### [INFORMATION SHOWN]
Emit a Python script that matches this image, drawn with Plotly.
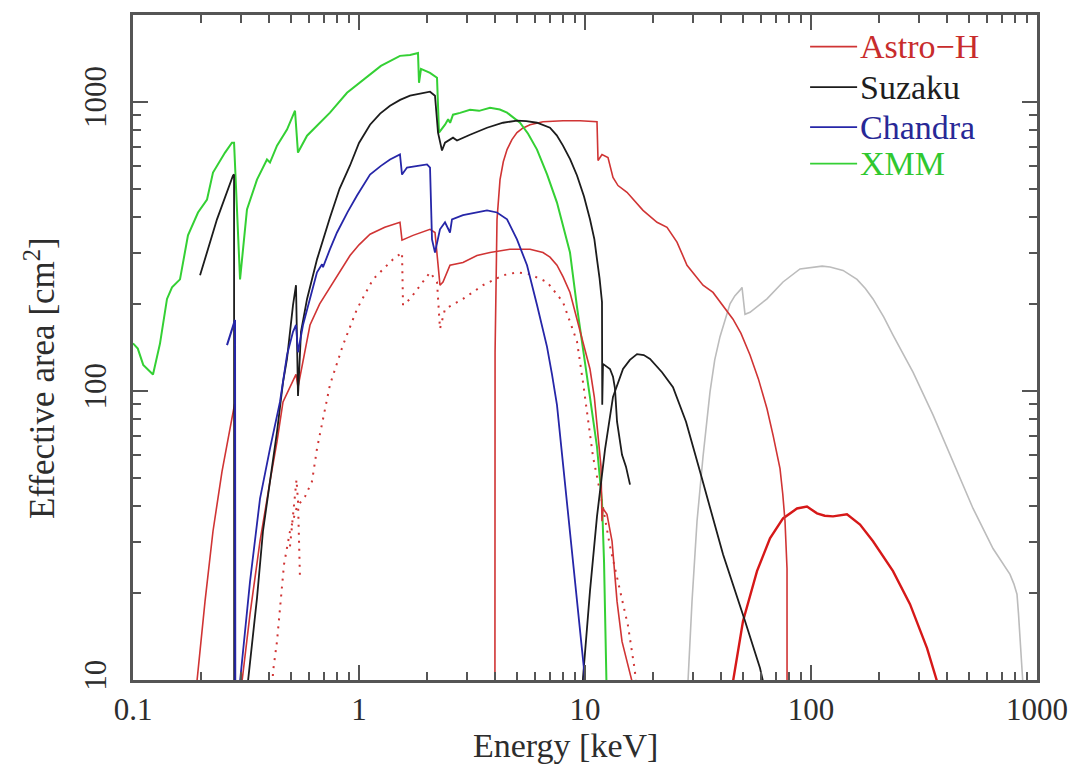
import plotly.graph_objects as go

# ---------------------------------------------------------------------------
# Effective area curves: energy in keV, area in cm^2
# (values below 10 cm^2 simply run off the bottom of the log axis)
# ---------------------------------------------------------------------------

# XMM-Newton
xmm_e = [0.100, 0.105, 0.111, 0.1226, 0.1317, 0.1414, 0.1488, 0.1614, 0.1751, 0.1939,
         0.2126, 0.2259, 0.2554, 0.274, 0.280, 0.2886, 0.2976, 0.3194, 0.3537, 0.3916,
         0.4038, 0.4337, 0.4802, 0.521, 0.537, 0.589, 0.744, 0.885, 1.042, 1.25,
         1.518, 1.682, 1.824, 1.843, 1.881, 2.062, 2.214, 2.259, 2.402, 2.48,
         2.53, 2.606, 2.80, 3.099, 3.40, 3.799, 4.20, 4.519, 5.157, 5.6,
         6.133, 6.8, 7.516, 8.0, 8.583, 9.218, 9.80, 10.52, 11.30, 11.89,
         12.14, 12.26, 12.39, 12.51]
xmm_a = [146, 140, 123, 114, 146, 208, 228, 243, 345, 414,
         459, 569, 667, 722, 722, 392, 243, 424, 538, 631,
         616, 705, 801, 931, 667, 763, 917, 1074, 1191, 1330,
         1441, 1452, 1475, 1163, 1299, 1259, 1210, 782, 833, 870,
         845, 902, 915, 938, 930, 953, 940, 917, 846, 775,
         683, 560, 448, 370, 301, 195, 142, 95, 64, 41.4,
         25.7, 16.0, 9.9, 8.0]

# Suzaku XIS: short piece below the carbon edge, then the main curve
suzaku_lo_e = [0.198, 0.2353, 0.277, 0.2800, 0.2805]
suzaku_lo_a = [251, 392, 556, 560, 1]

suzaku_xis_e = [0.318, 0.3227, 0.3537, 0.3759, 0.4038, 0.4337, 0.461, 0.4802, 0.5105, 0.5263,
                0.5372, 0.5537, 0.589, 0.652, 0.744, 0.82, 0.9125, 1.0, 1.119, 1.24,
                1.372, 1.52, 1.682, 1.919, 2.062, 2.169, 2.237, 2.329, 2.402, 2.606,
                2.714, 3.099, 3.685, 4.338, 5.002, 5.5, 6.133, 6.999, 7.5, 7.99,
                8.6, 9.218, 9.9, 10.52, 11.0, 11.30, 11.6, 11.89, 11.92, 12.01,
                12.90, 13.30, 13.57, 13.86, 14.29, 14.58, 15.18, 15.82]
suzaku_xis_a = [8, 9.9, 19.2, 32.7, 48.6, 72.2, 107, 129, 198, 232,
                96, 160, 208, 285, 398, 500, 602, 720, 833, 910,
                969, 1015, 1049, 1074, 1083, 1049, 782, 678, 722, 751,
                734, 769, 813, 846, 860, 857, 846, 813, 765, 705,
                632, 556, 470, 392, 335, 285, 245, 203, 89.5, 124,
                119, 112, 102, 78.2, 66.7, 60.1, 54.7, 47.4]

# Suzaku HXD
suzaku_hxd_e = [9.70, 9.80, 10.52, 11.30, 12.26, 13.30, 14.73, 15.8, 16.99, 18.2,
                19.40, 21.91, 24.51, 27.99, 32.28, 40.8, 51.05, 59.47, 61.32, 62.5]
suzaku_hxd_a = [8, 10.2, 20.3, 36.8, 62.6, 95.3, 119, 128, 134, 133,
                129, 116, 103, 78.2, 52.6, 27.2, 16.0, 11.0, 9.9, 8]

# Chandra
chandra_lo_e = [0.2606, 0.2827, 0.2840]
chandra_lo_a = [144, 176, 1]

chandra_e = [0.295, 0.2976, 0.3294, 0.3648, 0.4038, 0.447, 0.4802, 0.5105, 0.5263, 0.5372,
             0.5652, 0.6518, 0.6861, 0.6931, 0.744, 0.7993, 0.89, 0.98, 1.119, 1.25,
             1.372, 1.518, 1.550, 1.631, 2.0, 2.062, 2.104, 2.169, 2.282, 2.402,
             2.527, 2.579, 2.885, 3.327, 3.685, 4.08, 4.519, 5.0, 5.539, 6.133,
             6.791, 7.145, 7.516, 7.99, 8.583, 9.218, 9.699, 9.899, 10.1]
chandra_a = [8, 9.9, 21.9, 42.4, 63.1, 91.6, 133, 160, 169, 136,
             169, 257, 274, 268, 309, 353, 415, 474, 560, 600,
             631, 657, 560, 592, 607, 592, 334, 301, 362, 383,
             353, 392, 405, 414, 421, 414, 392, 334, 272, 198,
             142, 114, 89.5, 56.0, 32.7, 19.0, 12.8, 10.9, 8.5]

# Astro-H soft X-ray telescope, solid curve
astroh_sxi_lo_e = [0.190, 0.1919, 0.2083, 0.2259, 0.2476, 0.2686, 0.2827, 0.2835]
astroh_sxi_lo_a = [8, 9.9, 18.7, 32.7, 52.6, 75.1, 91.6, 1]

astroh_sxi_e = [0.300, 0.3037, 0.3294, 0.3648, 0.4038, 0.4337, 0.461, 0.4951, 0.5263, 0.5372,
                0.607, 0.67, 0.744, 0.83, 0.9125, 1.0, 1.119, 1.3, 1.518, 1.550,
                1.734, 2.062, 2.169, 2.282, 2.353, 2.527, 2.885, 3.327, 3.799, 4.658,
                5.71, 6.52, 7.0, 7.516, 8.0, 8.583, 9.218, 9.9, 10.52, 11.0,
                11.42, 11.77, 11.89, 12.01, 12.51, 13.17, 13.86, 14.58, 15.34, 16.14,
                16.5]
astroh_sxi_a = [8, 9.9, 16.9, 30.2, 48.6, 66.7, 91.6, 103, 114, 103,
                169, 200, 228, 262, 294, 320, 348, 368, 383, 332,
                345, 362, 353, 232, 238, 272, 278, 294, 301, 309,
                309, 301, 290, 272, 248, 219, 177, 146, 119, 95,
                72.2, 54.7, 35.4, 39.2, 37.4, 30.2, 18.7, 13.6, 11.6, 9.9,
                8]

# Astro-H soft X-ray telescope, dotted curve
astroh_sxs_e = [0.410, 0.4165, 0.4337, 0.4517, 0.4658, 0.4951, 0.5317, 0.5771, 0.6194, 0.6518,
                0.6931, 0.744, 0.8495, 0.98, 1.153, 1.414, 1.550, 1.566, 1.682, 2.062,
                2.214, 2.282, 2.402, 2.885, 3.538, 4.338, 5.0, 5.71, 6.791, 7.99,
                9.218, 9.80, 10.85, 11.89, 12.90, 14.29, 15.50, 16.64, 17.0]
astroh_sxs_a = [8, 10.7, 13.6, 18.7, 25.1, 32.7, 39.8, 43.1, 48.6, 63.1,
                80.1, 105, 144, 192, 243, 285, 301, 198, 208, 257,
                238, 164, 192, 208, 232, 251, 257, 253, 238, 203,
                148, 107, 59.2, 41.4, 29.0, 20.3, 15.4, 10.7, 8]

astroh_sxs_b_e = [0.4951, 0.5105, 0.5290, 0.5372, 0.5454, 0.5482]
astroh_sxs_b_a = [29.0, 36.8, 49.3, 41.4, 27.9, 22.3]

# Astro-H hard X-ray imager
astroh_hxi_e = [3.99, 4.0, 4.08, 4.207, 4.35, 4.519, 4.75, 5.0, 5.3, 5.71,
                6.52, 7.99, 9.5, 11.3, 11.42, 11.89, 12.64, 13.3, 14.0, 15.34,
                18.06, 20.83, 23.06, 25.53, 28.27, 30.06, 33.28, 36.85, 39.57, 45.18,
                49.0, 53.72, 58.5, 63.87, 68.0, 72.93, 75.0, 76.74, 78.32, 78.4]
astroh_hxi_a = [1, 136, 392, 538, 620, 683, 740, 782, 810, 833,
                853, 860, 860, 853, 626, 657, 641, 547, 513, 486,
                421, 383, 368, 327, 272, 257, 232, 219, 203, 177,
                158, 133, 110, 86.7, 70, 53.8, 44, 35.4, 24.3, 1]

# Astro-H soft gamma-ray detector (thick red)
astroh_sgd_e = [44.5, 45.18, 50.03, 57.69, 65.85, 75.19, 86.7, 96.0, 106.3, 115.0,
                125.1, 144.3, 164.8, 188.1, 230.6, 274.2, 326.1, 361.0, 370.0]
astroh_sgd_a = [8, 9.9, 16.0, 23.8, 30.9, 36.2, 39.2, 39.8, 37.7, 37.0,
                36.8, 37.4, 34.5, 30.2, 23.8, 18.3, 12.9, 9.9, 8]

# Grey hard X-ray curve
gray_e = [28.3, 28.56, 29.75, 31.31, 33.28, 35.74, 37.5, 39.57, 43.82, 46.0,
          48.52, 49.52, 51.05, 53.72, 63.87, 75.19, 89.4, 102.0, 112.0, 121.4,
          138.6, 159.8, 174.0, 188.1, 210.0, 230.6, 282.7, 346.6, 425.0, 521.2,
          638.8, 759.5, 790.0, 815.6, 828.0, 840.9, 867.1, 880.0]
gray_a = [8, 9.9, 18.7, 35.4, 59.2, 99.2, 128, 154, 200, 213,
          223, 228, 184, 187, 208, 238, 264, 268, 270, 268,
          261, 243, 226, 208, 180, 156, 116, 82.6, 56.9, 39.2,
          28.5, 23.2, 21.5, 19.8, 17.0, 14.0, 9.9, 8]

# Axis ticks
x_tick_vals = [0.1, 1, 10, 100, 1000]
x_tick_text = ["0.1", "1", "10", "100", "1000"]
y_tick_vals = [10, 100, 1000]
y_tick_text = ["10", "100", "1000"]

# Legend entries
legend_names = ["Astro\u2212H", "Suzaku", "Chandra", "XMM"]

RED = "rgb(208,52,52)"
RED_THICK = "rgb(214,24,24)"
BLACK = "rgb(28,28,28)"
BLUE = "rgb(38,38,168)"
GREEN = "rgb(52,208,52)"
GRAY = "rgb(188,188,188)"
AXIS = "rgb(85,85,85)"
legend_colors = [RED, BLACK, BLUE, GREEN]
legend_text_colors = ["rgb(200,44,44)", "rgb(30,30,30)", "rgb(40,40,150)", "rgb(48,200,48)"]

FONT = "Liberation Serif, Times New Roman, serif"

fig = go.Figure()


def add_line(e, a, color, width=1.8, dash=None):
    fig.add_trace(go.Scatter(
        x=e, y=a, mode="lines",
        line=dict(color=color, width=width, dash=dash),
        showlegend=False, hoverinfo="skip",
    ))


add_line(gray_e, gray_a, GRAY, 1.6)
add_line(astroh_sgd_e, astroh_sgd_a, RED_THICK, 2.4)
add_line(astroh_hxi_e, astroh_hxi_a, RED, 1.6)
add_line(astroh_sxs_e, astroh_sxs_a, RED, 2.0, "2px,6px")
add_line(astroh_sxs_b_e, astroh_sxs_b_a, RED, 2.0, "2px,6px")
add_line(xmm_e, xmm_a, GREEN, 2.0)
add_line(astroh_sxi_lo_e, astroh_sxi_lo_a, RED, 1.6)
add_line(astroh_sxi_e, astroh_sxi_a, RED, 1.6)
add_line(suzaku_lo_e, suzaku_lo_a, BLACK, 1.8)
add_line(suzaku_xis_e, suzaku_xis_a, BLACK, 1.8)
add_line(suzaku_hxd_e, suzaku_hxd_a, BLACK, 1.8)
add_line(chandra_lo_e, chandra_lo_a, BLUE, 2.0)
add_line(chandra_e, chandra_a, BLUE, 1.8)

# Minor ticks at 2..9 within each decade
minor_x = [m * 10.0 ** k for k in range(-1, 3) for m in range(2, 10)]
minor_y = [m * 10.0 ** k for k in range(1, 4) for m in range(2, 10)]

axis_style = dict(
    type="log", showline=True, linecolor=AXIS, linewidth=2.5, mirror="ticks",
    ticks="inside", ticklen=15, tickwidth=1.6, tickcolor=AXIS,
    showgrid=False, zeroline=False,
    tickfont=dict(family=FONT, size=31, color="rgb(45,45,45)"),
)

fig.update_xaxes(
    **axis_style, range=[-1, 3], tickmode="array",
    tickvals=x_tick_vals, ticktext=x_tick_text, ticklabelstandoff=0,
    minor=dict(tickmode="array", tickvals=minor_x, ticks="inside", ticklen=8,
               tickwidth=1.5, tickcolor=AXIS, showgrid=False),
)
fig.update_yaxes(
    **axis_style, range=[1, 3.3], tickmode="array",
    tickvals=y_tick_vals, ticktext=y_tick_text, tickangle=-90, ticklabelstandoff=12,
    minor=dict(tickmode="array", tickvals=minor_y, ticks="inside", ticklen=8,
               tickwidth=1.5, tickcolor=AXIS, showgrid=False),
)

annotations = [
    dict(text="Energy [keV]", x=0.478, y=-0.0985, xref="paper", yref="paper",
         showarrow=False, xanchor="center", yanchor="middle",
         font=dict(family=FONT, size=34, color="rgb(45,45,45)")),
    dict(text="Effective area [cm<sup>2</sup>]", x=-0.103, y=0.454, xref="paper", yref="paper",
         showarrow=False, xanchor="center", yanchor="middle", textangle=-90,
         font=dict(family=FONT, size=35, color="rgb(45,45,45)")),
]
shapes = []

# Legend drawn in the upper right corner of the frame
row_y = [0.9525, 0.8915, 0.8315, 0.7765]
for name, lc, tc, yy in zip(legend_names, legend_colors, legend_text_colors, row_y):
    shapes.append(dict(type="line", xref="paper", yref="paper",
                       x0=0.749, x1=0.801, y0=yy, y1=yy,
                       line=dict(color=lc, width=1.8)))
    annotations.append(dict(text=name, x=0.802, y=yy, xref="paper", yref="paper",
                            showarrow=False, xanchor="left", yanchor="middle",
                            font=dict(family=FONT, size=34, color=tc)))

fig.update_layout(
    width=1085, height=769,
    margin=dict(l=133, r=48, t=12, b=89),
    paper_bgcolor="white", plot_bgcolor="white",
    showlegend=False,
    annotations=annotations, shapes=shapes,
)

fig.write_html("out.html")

### [REQUIREMENTS]
From the first line above down to the line with "suzaku_lo_a = [251, 392, 556, 560, 1]", reproduce every line and no others, omitting pictures.

### [COMPLETE RESPONSE]
Emit a Python script that matches this image, drawn with Plotly.
import plotly.graph_objects as go

# ---------------------------------------------------------------------------
# Effective area curves: energy in keV, area in cm^2
# (values below 10 cm^2 simply run off the bottom of the log axis)
# ---------------------------------------------------------------------------

# XMM-Newton
xmm_e = [0.100, 0.105, 0.111, 0.1226, 0.1317, 0.1414, 0.1488, 0.1614, 0.1751, 0.1939,
         0.2126, 0.2259, 0.2554, 0.274, 0.280, 0.2886, 0.2976, 0.3194, 0.3537, 0.3916,
         0.4038, 0.4337, 0.4802, 0.521, 0.537, 0.589, 0.744, 0.885, 1.042, 1.25,
         1.518, 1.682, 1.824, 1.843, 1.881, 2.062, 2.214, 2.259, 2.402, 2.48,
         2.53, 2.606, 2.80, 3.099, 3.40, 3.799, 4.20, 4.519, 5.157, 5.6,
         6.133, 6.8, 7.516, 8.0, 8.583, 9.218, 9.80, 10.52, 11.30, 11.89,
         12.14, 12.26, 12.39, 12.51]
xmm_a = [146, 140, 123, 114, 146, 208, 228, 243, 345, 414,
         459, 569, 667, 722, 722, 392, 243, 424, 538, 631,
         616, 705, 801, 931, 667, 763, 917, 1074, 1191, 1330,
         1441, 1452, 1475, 1163, 1299, 1259, 1210, 782, 833, 870,
         845, 902, 915, 938, 930, 953, 940, 917, 846, 775,
         683, 560, 448, 370, 301, 195, 142, 95, 64, 41.4,
         25.7, 16.0, 9.9, 8.0]

# Suzaku XIS: short piece below the carbon edge, then the main curve
suzaku_lo_e = [0.198, 0.2353, 0.277, 0.2800, 0.2805]
suzaku_lo_a = [251, 392, 556, 560, 1]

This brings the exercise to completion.